### Stored records
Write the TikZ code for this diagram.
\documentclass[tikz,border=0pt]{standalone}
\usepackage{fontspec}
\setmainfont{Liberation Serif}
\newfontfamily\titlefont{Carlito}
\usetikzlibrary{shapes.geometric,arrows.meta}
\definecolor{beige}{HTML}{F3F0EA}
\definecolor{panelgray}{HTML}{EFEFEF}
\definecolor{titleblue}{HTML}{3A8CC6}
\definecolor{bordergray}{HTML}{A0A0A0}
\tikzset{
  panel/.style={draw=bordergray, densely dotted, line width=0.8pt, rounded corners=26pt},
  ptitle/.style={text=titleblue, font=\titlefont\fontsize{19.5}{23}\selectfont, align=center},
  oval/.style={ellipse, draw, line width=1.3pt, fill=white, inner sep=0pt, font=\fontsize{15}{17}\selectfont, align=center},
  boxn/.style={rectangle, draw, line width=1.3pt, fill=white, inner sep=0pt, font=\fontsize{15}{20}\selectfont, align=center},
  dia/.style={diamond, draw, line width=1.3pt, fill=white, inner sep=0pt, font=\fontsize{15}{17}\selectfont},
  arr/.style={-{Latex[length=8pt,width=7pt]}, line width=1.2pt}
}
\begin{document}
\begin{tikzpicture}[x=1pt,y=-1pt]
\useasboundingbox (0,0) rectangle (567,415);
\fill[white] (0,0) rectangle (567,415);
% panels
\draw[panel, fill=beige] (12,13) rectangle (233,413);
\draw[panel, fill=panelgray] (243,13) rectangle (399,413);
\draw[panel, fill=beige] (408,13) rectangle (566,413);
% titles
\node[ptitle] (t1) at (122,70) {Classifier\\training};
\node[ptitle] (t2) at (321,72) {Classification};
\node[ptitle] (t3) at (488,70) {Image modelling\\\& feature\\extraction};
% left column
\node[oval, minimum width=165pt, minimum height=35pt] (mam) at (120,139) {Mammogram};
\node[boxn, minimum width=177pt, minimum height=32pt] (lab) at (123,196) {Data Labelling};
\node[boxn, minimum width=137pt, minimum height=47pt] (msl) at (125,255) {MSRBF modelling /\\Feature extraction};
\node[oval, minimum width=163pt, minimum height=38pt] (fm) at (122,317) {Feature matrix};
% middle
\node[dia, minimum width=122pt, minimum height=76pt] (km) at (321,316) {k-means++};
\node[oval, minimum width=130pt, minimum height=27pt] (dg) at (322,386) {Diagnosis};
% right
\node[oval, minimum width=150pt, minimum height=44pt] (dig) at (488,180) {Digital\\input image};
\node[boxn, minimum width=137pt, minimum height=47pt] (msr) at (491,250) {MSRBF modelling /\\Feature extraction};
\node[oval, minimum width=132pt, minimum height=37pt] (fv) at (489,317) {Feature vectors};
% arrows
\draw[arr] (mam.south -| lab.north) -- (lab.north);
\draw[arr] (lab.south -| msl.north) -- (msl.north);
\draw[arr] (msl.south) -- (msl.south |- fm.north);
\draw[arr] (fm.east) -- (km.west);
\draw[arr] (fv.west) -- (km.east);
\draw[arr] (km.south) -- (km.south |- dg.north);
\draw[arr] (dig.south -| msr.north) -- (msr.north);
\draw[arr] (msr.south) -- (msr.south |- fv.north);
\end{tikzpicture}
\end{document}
--
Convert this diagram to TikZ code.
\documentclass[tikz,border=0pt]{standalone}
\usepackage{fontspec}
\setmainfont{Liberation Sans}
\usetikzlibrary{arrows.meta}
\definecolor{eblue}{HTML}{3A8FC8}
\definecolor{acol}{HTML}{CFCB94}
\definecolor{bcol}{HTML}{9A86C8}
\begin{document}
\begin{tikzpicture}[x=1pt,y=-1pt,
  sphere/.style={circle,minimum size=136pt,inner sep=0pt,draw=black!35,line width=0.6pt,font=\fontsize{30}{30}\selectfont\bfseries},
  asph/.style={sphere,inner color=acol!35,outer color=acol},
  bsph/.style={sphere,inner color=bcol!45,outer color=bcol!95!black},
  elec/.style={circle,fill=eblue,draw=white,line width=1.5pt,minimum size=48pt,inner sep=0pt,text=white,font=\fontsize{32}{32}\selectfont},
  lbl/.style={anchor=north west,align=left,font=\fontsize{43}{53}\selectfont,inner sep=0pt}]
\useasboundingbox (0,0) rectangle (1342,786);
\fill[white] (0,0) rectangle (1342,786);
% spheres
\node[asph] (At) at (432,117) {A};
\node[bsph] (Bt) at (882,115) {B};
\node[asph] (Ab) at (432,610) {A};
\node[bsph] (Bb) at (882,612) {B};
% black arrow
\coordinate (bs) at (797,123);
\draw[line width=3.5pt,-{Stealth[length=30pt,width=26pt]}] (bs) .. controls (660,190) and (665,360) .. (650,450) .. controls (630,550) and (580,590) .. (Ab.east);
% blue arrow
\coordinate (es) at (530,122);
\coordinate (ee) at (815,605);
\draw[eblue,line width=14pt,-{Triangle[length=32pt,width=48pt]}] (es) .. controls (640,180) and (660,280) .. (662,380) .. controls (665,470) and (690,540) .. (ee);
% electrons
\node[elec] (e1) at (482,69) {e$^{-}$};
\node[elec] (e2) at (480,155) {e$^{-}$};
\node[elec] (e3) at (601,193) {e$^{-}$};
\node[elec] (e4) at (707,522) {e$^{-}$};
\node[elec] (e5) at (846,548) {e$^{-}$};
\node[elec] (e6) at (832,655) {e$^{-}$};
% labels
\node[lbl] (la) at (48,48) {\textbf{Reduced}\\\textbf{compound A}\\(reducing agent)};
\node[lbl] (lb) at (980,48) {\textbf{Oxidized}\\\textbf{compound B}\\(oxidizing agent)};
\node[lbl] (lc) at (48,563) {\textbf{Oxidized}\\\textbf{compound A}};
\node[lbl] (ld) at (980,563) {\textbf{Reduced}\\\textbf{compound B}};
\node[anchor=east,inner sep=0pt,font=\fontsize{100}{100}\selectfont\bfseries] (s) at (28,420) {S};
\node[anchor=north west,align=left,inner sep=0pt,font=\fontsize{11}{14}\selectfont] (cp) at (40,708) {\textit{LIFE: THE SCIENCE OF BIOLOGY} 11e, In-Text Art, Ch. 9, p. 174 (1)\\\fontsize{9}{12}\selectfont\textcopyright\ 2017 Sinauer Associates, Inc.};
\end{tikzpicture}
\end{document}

### Written instruction
Only a number is expected here: the count of lines in the listing that hold the string "diagram".

### Task result
2